>> START

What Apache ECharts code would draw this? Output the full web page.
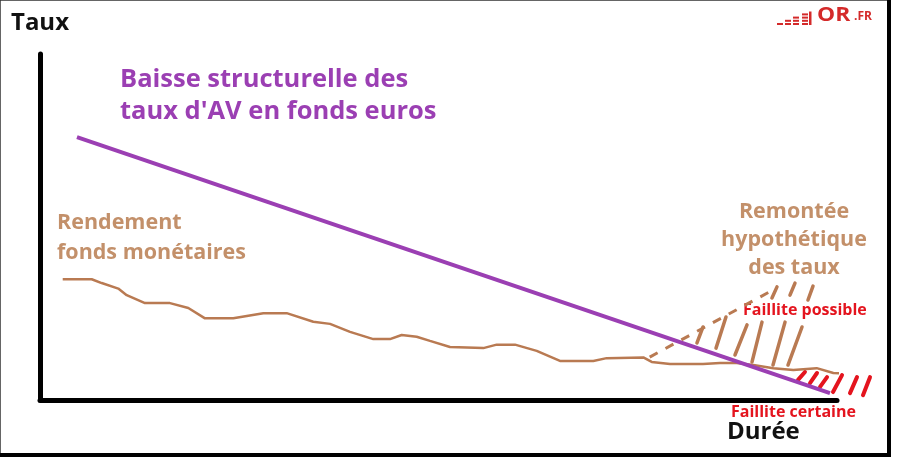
<!DOCTYPE html>
<html><head><meta charset="utf-8">
<script src="https://cdn.jsdelivr.net/npm/echarts@6/dist/echarts.min.js"></script>
<style>html,body{margin:0;padding:0;background:#fff}#c{width:912px;height:459px}</style>
</head><body><div id="c"></div>
<script>
// Durée (x) / Taux (y) in arbitrary units
const monetaryRate = [[2.85,34.9],[6.49,34.9],[7.74,33.8],[9.82,32.2],[10.88,30.3],[13.17,28.0],[16.31,28.0],[18.61,26.6],[20.70,23.6],[24.25,23.6],[28.02,25.1],[30.95,25.1],[34.29,22.6],[36.39,22.0],[38.90,19.7],[41.82,17.6],[43.91,17.6],[45.38,18.8],[47.26,18.3],[48.93,17.1],[51.44,15.3],[55.62,15.0],[57.30,16.0],[59.60,16.0],[62.32,14.2],[65.24,11.3],[69.42,11.3],[71.10,12.1],[75.70,12.3],[76.75,11.0],[79.05,10.4],[83.19,10.4],[85.32,10.7],[87.41,10.7],[89.50,10.1],[92.01,9.2],[94.52,8.7],[97.45,9.2],[99.54,7.8],[102.05,7.5],[103.73,8.1]];
const euroFundRate = [[4.64,76.0],[99.12,2.0]];
const hypotheticalRise = [[76.5,12.4],[92.2,32.1]];
const possibleHatch = [
  [[83.19,21.1],[82.43,16.5]],[[86.07,24.0],[84.82,15.0]],[[88.71,21.7],[87.20,13.0]],
  [[90.59,22.5],[89.34,11.0]],[[93.48,22.5],[91.97,10.1]],[[95.61,21.1],[93.85,10.1]],
  [[92.47,32.7],[91.84,29.5]],[[94.73,33.8],[94.10,30.3]],[[96.99,32.9],[96.36,28.9]]
];
const certainHatch = [
  [[95.98,8.1],[95.11,5.8]],[[97.49,7.8],[96.61,4.9]],[[98.75,6.6],[97.87,3.8]],
  [[100.63,7.2],[99.50,2.3]],[[102.51,6.6],[101.63,2.0]],[[104.14,6.6],[103.26,1.4]]
];
const labels = {
  yName:'Taux', xName:'Durée',
  euro:'Baisse structurelle des\ntaux d\'AV en fonds euros',
  mon:'Rendement\nfonds monétaires',
  rise:'Remontée\nhypothétique\ndes taux',
  possible:'Faillite possible', certain:'Faillite certaine'
};

const brown='#b97a52', brownText='#c3906a', purple='#9b3fb3', red='#e4141e';
const F='"Open Sans"';
const chart = echarts.init(document.getElementById('c'));
const logo=[];
const cols=[{x:777,n:1},{x:785,n:2},{x:793,n:3},{x:802,n:4}];
cols.forEach(c=>{for(let i=0;i<c.n;i++){logo.push({type:'rect',shape:{x:c.x,y:23-i*3.2,width:6,height:2},style:{fill:'#d42a2a'}});}});
logo.push({type:'rect',shape:{x:809,y:11.5,width:2.5,height:13.5},style:{fill:'#d42a2a'}});
chart.setOption({
  animation:false,
  grid:{left:40,right:75,top:54,bottom:59},
  xAxis:{type:'value',min:0,max:100,axisLine:{lineStyle:{color:'#000',width:5}},axisTick:{show:false},axisLabel:{show:false},splitLine:{show:false}},
  yAxis:{type:'value',min:0,max:100,name:labels.yName,nameGap:19,nameTextStyle:{fontFamily:F,fontWeight:'bold',fontSize:24,color:'#111',align:'center'},
    axisLine:{show:true,lineStyle:{color:'#000',width:5}},axisTick:{show:false},axisLabel:{show:false},splitLine:{show:false}},
  series:[
    {type:'line',data:monetaryRate,showSymbol:false,clip:false,lineStyle:{color:brown,width:2.5},z:3},
    {type:'line',data:hypotheticalRise,showSymbol:false,clip:false,lineStyle:{color:brown,width:3,type:[9,9]},z:3},
    {type:'lines',coordinateSystem:'cartesian2d',clip:false,data:possibleHatch.map(c=>({coords:c})),lineStyle:{color:brown,width:3.5,opacity:1,cap:'round'},z:3},
    {type:'lines',coordinateSystem:'cartesian2d',clip:false,data:certainHatch.map(c=>({coords:c})),lineStyle:{color:red,width:4,opacity:1,cap:'round'},z:3},
    {type:'line',data:euroFundRate,showSymbol:false,clip:false,lineStyle:{color:purple,width:4},z:4}
  ],
  graphic:[
    {type:'rect',shape:{x:0,y:0,width:889,height:455},style:{fill:'none',stroke:'#333',lineWidth:1.5},z:-1},
    {type:'rect',shape:{x:887,y:0,width:4,height:457},style:{fill:'#000'}},
    {type:'rect',shape:{x:0,y:453,width:891,height:4},style:{fill:'#000'}},
    {type:'text',left:120,top:64,style:{text:labels.euro,font:'bold 25.5px '+F,fill:purple,lineHeight:32}},
    {type:'text',left:57,top:208,style:{text:labels.mon,font:'bold 21.5px '+F,fill:brownText,lineHeight:30}},
    {type:'text',x:794,y:198,style:{text:labels.rise,font:'bold 21.5px '+F,fill:brownText,lineHeight:28,textAlign:'center'}},
    {type:'text',left:743,top:302,style:{text:labels.possible,font:'bold 16px '+F,fill:red}},
    {type:'text',left:731,top:404,style:{text:labels.certain,font:'bold 16px '+F,fill:red}},
    {type:'text',left:727,top:420,style:{text:labels.xName,font:'bold 24px '+F,fill:'#111'}},
    {type:'text',x:817,y:6,scaleX:1.2,style:{text:'OR',font:'bold 19px '+F,fill:'#d42a2a'}},
    {type:'text',x:854,y:11,style:{text:'.FR',font:'bold 12px '+F,fill:'#d42a2a'}},
    ...logo
  ]
});
</script></body></html>
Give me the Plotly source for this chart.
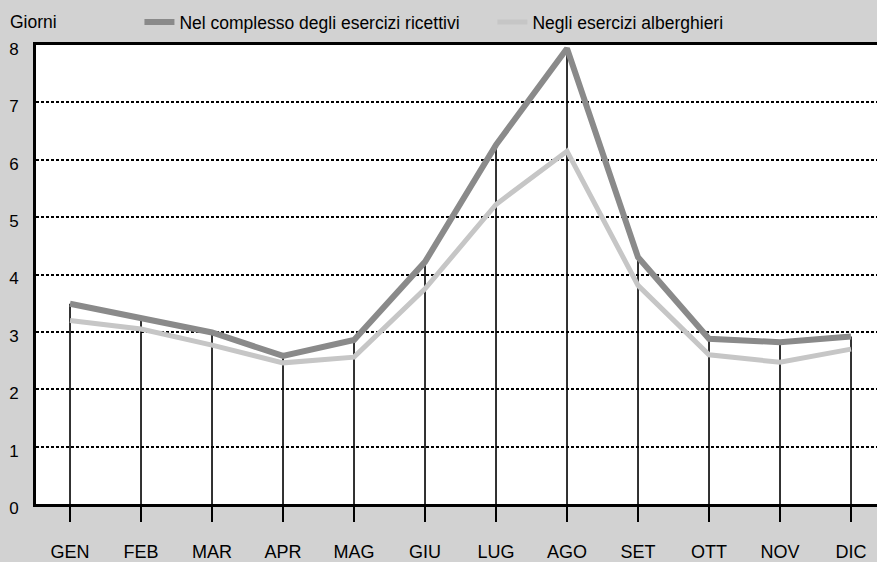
import plotly.graph_objects as go

months = ["GEN", "FEB", "MAR", "APR", "MAG", "GIU", "LUG", "AGO", "SET", "OTT", "NOV", "DIC"]
complesso = [3.49, 3.25, 2.99, 2.58, 2.86, 4.22, 6.26, 7.94, 4.30, 2.88, 2.82, 2.92]
alberghieri = [3.20, 3.05, 2.77, 2.46, 2.56, 3.75, 5.22, 6.15, 3.81, 2.60, 2.47, 2.70]
y_ticks = [0, 1, 2, 3, 4, 5, 6, 7, 8]
name_complesso = "Nel complesso degli esercizi ricettivi"
name_alberghieri = "Negli esercizi alberghieri"

FONT = "Liberation Sans, Arial, Helvetica, sans-serif"

# drop lines from 0 up to the upper series
drop_x, drop_y = [], []
for m, v in zip(months, complesso):
    drop_x += [m, m, None]
    drop_y += [0, v, None]

fig = go.Figure()
fig.add_trace(go.Scatter(x=drop_x, y=drop_y, mode="lines",
                         line=dict(color="black", width=1.6),
                         showlegend=False, hoverinfo="skip"))
fig.add_trace(go.Scatter(x=months, y=complesso, mode="lines", name=name_complesso,
                         line=dict(color="#8a8a8a", width=6)))
fig.add_trace(go.Scatter(x=months, y=alberghieri, mode="lines", name=name_alberghieri,
                         line=dict(color="#c6c6c6", width=5)))

fig.update_layout(
    width=877, height=562,
    margin=dict(l=36, r=0, t=45, b=55),
    paper_bgcolor="#d2d2d2",
    plot_bgcolor="white",
    font=dict(family=FONT, size=17, color="black"),
    legend=dict(orientation="h", x=0.123, xanchor="left", y=1.05, yanchor="middle",
                bgcolor="rgba(0,0,0,0)", font=dict(size=17.5),
                entrywidth=308, itemwidth=30),
    xaxis=dict(type="category", categoryorder="array", categoryarray=months,
               range=[-0.479, 11.366], showgrid=False,
               showline=True, linecolor="black", linewidth=3, mirror=True,
               ticks="outside", ticklen=15, tickwidth=1.6, tickcolor="black",
               tickfont=dict(size=18), ticklabelstandoff=14, zeroline=False),
    yaxis=dict(range=[0, 8], tickvals=y_ticks, showgrid=True, gridcolor="black",
               gridwidth=1.5, griddash="3px,2px",
               showline=True, linecolor="black", linewidth=3, mirror=False,
               ticks="", tickfont=dict(size=17), ticklabelstandoff=11,
               ticklabelshift=4, zeroline=False),
    annotations=[dict(text="Giorni", xref="paper", yref="paper", x=-0.0333, y=1.05,
                      xanchor="left", yanchor="middle", showarrow=False,
                      font=dict(size=17.5))],
)

fig.write_html("out.html", config={"displayModeBar": False},
               post_script="document.body.style.margin='0';document.body.style.overflow='hidden';")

>> END

## Goal
Only the lines from the one with "Give me the Plotly source for this chart." through the one with "drop_y += [0, v, None]" belong in your copy; retype them exactly and drop any pictures.

## Result
Give me the Plotly source for this chart.
import plotly.graph_objects as go

months = ["GEN", "FEB", "MAR", "APR", "MAG", "GIU", "LUG", "AGO", "SET", "OTT", "NOV", "DIC"]
complesso = [3.49, 3.25, 2.99, 2.58, 2.86, 4.22, 6.26, 7.94, 4.30, 2.88, 2.82, 2.92]
alberghieri = [3.20, 3.05, 2.77, 2.46, 2.56, 3.75, 5.22, 6.15, 3.81, 2.60, 2.47, 2.70]
y_ticks = [0, 1, 2, 3, 4, 5, 6, 7, 8]
name_complesso = "Nel complesso degli esercizi ricettivi"
name_alberghieri = "Negli esercizi alberghieri"

FONT = "Liberation Sans, Arial, Helvetica, sans-serif"

# drop lines from 0 up to the upper series
drop_x, drop_y = [], []
for m, v in zip(months, complesso):
    drop_x += [m, m, None]
    drop_y += [0, v, None]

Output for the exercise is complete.